When the opening themed debut last year, it faced a wave of criticism. You’ve since made changes in the show to address some of that feedback. What did you prioritize in that process, and what did you decide to keep? 

The things that I prioritized keeping were things I purposefully built into the show to communicate a very specific story, things that I actually lived and that were part of my actual life growing up. That stuff was easy for me to keep. I understand why it would upset some people, but at the same time, this is the story I wanted to tell. And if these things left, then it wouldn’t be the same story anymore. The things that I was OK with changing were really just names of things, because I think as history has shown, names are really, really important, and the words that we choose are really important. They reflect messages that sometimes even go beyond our meaning. So when I saw that the meaning of the thing that I was creating was starting to change because of a name I had given it, then I was like, well, obviously it’s OK to change that name. 

I didn’t want it to tarnish the meaning of the show, which for me, is self-love, the importance of dreams for children, tolerance, acceptance, the support of your family.

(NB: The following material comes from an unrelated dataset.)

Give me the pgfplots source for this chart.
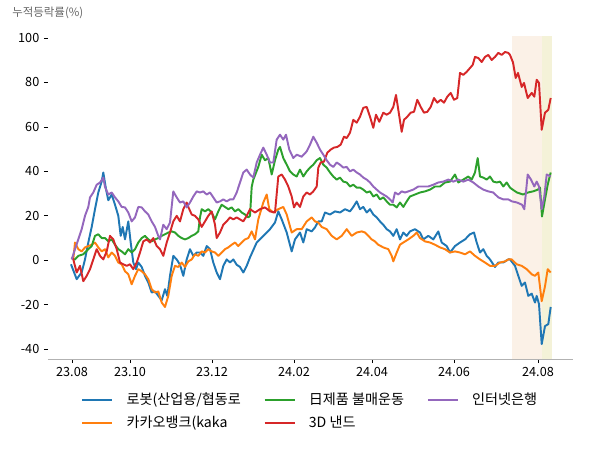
\documentclass[border=0pt]{standalone}
\usepackage{fontspec}
\setmainfont{Noto Sans CJK KR}
\usepackage{pgfplots}
\pgfplotsset{compat=1.18}
\definecolor{cblue}{HTML}{1F77B4}
\definecolor{corange}{HTML}{FF7F0E}
\definecolor{cgreen}{HTML}{2CA02C}
\definecolor{cred}{HTML}{D62728}
\definecolor{cpurple}{HTML}{9467BD}
\definecolor{spanorange}{HTML}{FBF1E7}
\definecolor{spanyellow}{HTML}{F4F2D8}

% x = trading position (px offset from first date), y = cumulative return (%)
\begin{document}
\begin{tikzpicture}[font=\fontsize{9.5}{11}\selectfont]
\useasboundingbox (-36pt,-68.25pt) rectangle (414pt,269.25pt);
\begin{axis}[
    at={(0,0)}, anchor=south west, scale only axis,
    width=393.75pt, height=242.25pt,
    xmin=-24, xmax=501, ymin=-44.4, ymax=100.9,
    axis lines=left, axis line style={-},
    x axis line style={draw=black!30},
    y axis line style={draw=none},
    xtick={0,58,140,222,300,382,466},
    xticklabels={23.08,23.10,23.12,24.02,24.04,24.06,24.08},
    ytick={-40,-20,0,20,40,60,80,100},
    yticklabels={-40,-20,0,20,40,60,80,100},
    tick align=outside, major tick length=3pt,
    tick style={black, line width=0.6pt},
    tick label style={font=\fontsize{9.5}{11}\selectfont},
    transpose legend,
    legend columns=2,
    legend cell align=left,
    legend style={draw=none, fill=none, at={(0.5,-0.087)}, anchor=north,
        font=\fontsize{10.6}{12}\selectfont, row sep=3pt,
        /tikz/every odd column/.append style={column sep=8pt},
        /tikz/every even column/.append style={column sep=15pt},
        /tikz/column 4/.append style={column sep=24pt}},
    legend image code/.code={\draw[#1] (0pt,0pt) -- (22.5pt,0pt);},
    every axis plot/.append style={line width=1.45pt, line join=round},
]

% shaded periods
\addplot[draw=none, fill=spanorange, forget plot] coordinates {(440,-44.4) (440,100.9) (470,100.9) (470,-44.4)} -- cycle;
\addplot[draw=none, fill=spanyellow, forget plot] coordinates {(470,-44.4) (470,100.9) (480,100.9) (480,-44.4)} -- cycle;

% 로봇(산업용/협동로봇)
\addplot[cblue] coordinates {
(-1,-1.8) (4.7,-8.5) (9.7,-5.4) (13,0.4) (16.3,8) (19.7,15) (23,23) (26.3,30.5) (29.7,35.5) (31.3,39.5)
(34,32) (36.3,27) (39.7,29.6) (43,25) (46.3,20) (48.7,11) (50.7,15) (53,9.4) (56.3,17.5) (58.7,8)
(61.3,-1) (64,-4) (66.3,-1) (69.7,-3) (73,-7) (76.3,-10) (79.7,-14.5) (83,-14) (86.3,-16) (89.7,-18)
(93,-13) (95.3,-16) (98,-7) (101.3,2) (104.7,0.4) (108,-2) (111.3,-7) (114.7,0.4) (118,5) (121.3,2)
(124.7,3.5) (128,3.5) (131.3,2) (134.7,6.4) (138,5) (141.3,-1) (144.7,-5.5) (148,-8.5) (151.3,-2.5) (154.7,0.4)
(158,-1) (161.3,0.4) (164.7,-2) (168,-3) (171.3,-5.5) (174.7,-2.5) (178,1.3) (184.7,8) (191.3,11) (198,14)
(203,17) (206.3,22) (209.7,18.4) (214.7,12.5) (219.7,4) (223,9.4) (228,12.5) (231.3,8) (234.7,14) (239.7,13)
(243,14.8) (246.3,17.5) (249.7,17.5) (253,21.5) (258,20.6) (263,22) (268,21.5) (273,23) (278,22) (281.3,24)
(284.7,26.5) (288,23) (291.3,24) (294.7,21.5) (298,23) (301.3,20.6) (304.7,19.3) (308,17.5) (311.3,16) (314.7,14)
(318,13) (321.3,11) (324.7,14) (328,9.4) (331.3,12.5) (334.7,11) (338,13) (343,14) (348,12.5) (351.3,9.4)
(356.3,11) (361.3,9.4) (366.3,13) (369.7,8) (374.7,6.4) (378,3.5) (383,6.4) (388,8) (393,9.4) (398,11.7)
(402,12.5) (404.7,8) (408,3.5) (411.3,5) (414.7,2) (418,0.4) (423,-3) (426.3,-1) (431.3,-1) (436.3,0.4)
(438,0.4) (443,-2.5) (446.3,-7) (449.7,-11.5) (453,-10) (456.3,-16) (459.7,-15) (463,-19) (464.7,-16) (467,-19.7)
(469.7,-37.7) (473,-29.6) (476.3,-28.7) (478.7,-21)
};
\addlegendentry{로봇(산업용/협동로}

% 카카오뱅크
\addplot[corange] coordinates {
(1.3,0.4) (3,8) (6.3,5) (9.7,4) (13,5.8) (16.3,6.4) (19.7,7) (23,8) (26.3,5.8) (29.7,4)
(33,5) (36.3,1.3) (39.7,3.5) (43,2) (46.3,-1) (49.7,-1.8) (53,-4.9) (56.3,-6.3) (59.7,-10.8) (63,-7)
(66.3,-4) (69.7,-4.9) (73,-6.3) (76.3,-8.5) (79.7,-13) (83,-14.5) (86.3,-14) (89.7,-19) (93,-21) (96.3,-16)
(99.7,-7) (103,-2.5) (106.3,-3) (109.7,-1) (113,-3) (116.3,-0.5) (119.7,0.4) (123,2.7) (126.3,2) (129.7,4)
(133,3.5) (136.3,5) (139.7,4) (143,3.5) (146.3,2) (149.7,3.5) (153,5) (156.3,5.8) (159.7,7) (163,8)
(166.3,6.4) (169.7,8) (173,9.4) (176.3,10) (179.7,13) (183,9.4) (186.3,18.4) (191.3,26) (194.7,29.6) (197.3,23)
(201.3,21.5) (206.3,23) (211.3,24) (214.7,20.6) (219.7,12.5) (224.7,14) (229.7,14) (234.7,17.5) (239.7,19.3) (243,17.5)
(246.3,17) (249.7,15) (254.7,14) (259.7,11) (264.7,9.4) (269.7,11) (274.7,14) (279.7,11) (284.7,12.5) (289.7,13)
(293,12.5) (296.3,11) (299.7,9.4) (303,8.5) (306.3,7) (311.3,5.8) (316.3,5) (319.7,2) (321.3,-0.5) (324.7,3.5)
(328,7) (331.3,8) (336.3,9.4) (341.3,11) (344.7,12.5) (348,10) (353,8.5) (358,8) (363,7) (368,5.8)
(373,5) (378,3.5) (383,4) (388,3.5) (393,2.7) (398,4) (403,2) (408,0.4) (413,-1) (418,-2.5)
(423,-2.5) (428,-1) (433,-0.5) (436.3,0.4) (439.7,0.4) (444.7,-1.8) (449.7,-2.5) (454.7,-4) (459.7,-6.3) (463,-7)
(466.3,-5.5) (469.7,-18.4) (473,-11.7) (475.7,-4) (478.7,-5.5)
};
\addlegendentry{카카오뱅크(kaka}

% 日제품 불매운동
\addplot[cgreen] coordinates {
(1.3,0.4) (3,0.4) (6.3,2) (11.3,2.7) (16.3,5) (19.7,6.4) (23,11) (26.3,11.7) (29.7,10) (33,10)
(36.3,8.5) (39.7,9.4) (43,7) (46.3,5) (49.7,4) (53,2.7) (56.3,5) (59.7,3.5) (63,5) (66.3,8)
(69.7,10) (73,11) (76.3,9.4) (79.7,8.5) (83,9.4) (86.3,10) (89.7,11) (93,11.7) (96.3,12.5) (99.7,13)
(103,12.5) (106.3,11) (109.7,10) (113,9.4) (116.3,10) (119.7,11) (123,11.7) (126.3,13) (128,19.3) (129.7,23)
(133,22) (136.3,23) (139.7,21.5) (143,18.4) (146.3,22) (149.7,25) (153,24) (156.3,23) (159.7,23.8) (163,22)
(166.3,23) (169.7,21.5) (173,20.6) (176.3,19.3) (178,20) (179.7,33) (181.3,36.3) (186.3,42) (189.7,47.5) (193,45)
(196.3,46) (199.7,38.6) (203,45) (206.3,49.8) (208,51) (211.3,46) (214.7,43) (218,40) (221.3,38.6) (224.7,37.7)
(228,40.8) (231.3,37.7) (234.7,40) (238,41.7) (241.3,43) (244.7,45) (248,46) (251.3,43) (254.7,41.7) (258,39.5)
(261.3,37.7) (264.7,36.3) (268,37.2) (271.3,35.4) (274.7,35) (278,33.2) (281.3,34) (284.7,32.7) (288,32.7) (291.3,31.8)
(294.7,30.5) (298,31) (301.3,28.7) (304.7,29.6) (308,27.4) (311.3,28.3) (314.7,26.5) (318,25) (321.3,25) (324.7,23.8)
(328,26) (331.3,24) (334.7,26.5) (338,28.7) (343,29.6) (348,30.5) (353,31) (358,31.8) (363,33.2) (368,33.2)
(373,35) (378,35.4) (383,38.6) (386.3,35) (391.3,36.3) (396.3,37.7) (399.7,36.3) (403,39.5) (405.7,46) (408,37.7)
(411.3,37.2) (414.7,36.3) (418,37.7) (421.3,35.4) (424.7,35) (428,35.4) (431.3,33.2) (434.7,35) (438,32.7) (440,32)
(445,30.5) (451,29.6) (456,30.5) (461,31) (466,31.8) (468,32.7) (470,19.7) (473,27.4) (475.7,34) (478.7,39.5)
};
\addlegendentry{日제품 불매운동}

% 3D 낸드
\addplot[cred] coordinates {
(-0.3,1.3) (1.3,0.4) (4.7,-5.5) (8,-2.5) (11.3,-9.4) (14.7,-7) (18,-4) (21.3,0.4) (24.7,5) (28,2)
(31.3,0.4) (34.7,4) (38,11) (41.3,9.4) (44.7,5) (48,-1) (51.3,-1.8) (54.7,-2.5) (58,-1.8) (61.3,-4)
(64.7,-1) (68,3.5) (71.3,8.5) (74.7,9.4) (78,8) (81.3,10) (84.7,6.4) (88,5) (91.3,2) (94.7,8)
(98,12.5) (101.3,17.5) (104.7,20) (108,17.5) (111.3,23) (114.7,26) (116.3,24) (119.7,20.6) (123,20) (126.3,18.4)
(129.7,15) (133,17.5) (136.3,20) (139.7,22) (143,16) (144.7,10) (148,12.5) (151.3,16) (154.7,17.5) (158,19.3)
(161.3,18.4) (164.7,19.3) (168,18.4) (171.3,17.5) (174.7,20) (178,23) (183,21.5) (188,23) (193,23.8) (198,22)
(203,21.5) (206.3,37.7) (209.7,38.6) (213,36.3) (216.3,33.2) (219.7,28.7) (222,23.8) (224.7,26) (228,24) (231.3,28.7)
(234.7,30.5) (238,29.6) (241.3,31) (244.7,33.2) (246.3,41.7) (248.7,44) (252,44.4) (255.3,48.4) (258.7,49.8) (262,50.7)
(265.3,51) (268.7,52) (272,55.6) (274.7,55) (278,57.4) (281.3,63.2) (284.7,61.9) (288,64.6) (291.3,68.6) (294.7,69)
(298,64.6) (301.3,59.6) (304,65.5) (307.3,62.3) (311.3,66.4) (314.7,65.5) (318,66.4) (321.3,69) (324,74.4) (326.3,67.7)
(329.7,57.8) (332,63.2) (335.3,64.6) (338.7,66.4) (342,66.8) (345.3,72.2) (348.7,69) (352,66.4) (355.3,66.8) (358.7,69)
(362,73) (365.3,70.9) (368.7,72.2) (372,70.9) (375.3,73.6) (378.7,75.3) (382,72.2) (385.3,73) (388,84.3) (391.3,83.4)
(394.7,84.8) (398,86.5) (400.7,87.9) (403,91.5) (406.3,91) (409.7,89.2) (413,91.5) (416.3,92.4) (419.7,90.1) (423,91.5)
(426.3,93.3) (429.7,92.4) (433,93.7) (436.3,93.3) (438,92.4) (441,89) (443.7,82) (446,84.3) (449.7,78) (452,79.8)
(455.7,73) (459.7,75.3) (462.3,73.6) (464.7,81.2) (467,79.8) (469.7,58.7) (473,66.4) (476.3,67.7) (478.7,73)
};
\addlegendentry{3D 낸드}

% 인터넷은행
\addplot[cpurple] coordinates {
(-0.3,0.4) (3,5) (6.3,9.4) (9.7,14) (13,20) (16.3,24) (18,28.3) (21.3,30.5) (24.7,34) (28,35)
(31.3,37.2) (33,33) (36.3,29.6) (39.7,30.5) (43,28.3) (46.3,26.5) (49.7,24) (53,23.8) (56.3,21.5) (59.7,17.5)
(63,19.3) (66.3,24) (69.7,23.8) (73,22) (76.3,20.6) (79.7,17.5) (83,15) (86.3,11) (88,9.4) (91.3,16)
(94.7,14) (98,17) (101.3,31) (104.7,28.3) (108,26) (111.3,26.5) (114.7,23.8) (118,26) (121.3,28.7) (124.7,31)
(128,30.5) (131.3,31) (134.7,29.6) (138,30.5) (141.3,28.3) (144.7,26) (148,26.5) (151.3,27.4) (154.7,26.5) (158,27.4)
(161.3,27.4) (164.7,30.5) (168,35) (171.3,39.5) (174.7,40.8) (178,38.6) (181.3,37.2) (184.7,44) (188,47.5) (191.3,50.7)
(194.7,47.5) (198,44) (201.3,44) (204.7,54.3) (208,56.5) (211.3,54.3) (214,56.5) (217.3,49.8) (221.3,46) (224.7,47.5)
(229.7,46.6) (234.7,49) (238,52) (241.3,55.6) (244.7,52.9) (248,49.8) (251.3,47.5) (254.7,45) (258,43) (261.3,42)
(264.7,44) (268,43) (271.3,41.7) (274.7,42) (278,40) (281.3,40.8) (284.7,39.5) (288,38.6) (291.3,37.2) (294.7,36.3)
(298,35) (301.3,33.2) (304.7,31.8) (308,30.5) (311.3,29.6) (314.7,28.7) (318,27.4) (320.7,26) (323,30.5) (326.3,29.6)
(329.7,31) (333,30.5) (336.3,31) (341.3,31.8) (346.3,33.2) (351.3,33.2) (356.3,33.2) (361.3,34) (366.3,35) (371.3,35.4)
(376.3,36.3) (381.3,35.4) (386.3,36.3) (391.3,35.4) (396.3,36.3) (401.3,35) (406.3,33.2) (411.3,31.8) (416.3,31) (421.3,30.5)
(426.3,28.3) (431.3,27.4) (436.3,27.4) (440,26.5) (445,26) (450,25) (452.3,23) (455.7,38.6) (459,36.3) (462.3,33.2)
(464.7,35.4) (467,33.2) (469.7,23) (472.3,28.7) (474.7,38.6) (478.7,37.7)
};
\addlegendentry{인터넷은행}
\end{axis}
\node[anchor=west, inner sep=0pt, text=black!60, font=\fontsize{8.6}{9}\selectfont] at (-27pt,259.5pt) {누적등락률(\%)};
\end{tikzpicture}
\end{document}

All of these really warm, shiny messages that I want to send to children were starting to become tarnished by names I had given things. So that’s why I was OK with letting go of those. It was actually kind of interesting and fun to be able to go back and find new names for them, because I actually found names that I felt were better ties to my identity and have a warmer meaning for me. The name of the town changed from Terremoto Heights to Hacienda Hills. My grandmother lived in Hacienda Heights. I loved Buela, I loved her house in Hacienda Heights. To be able to imbue that more into the show has been a joy.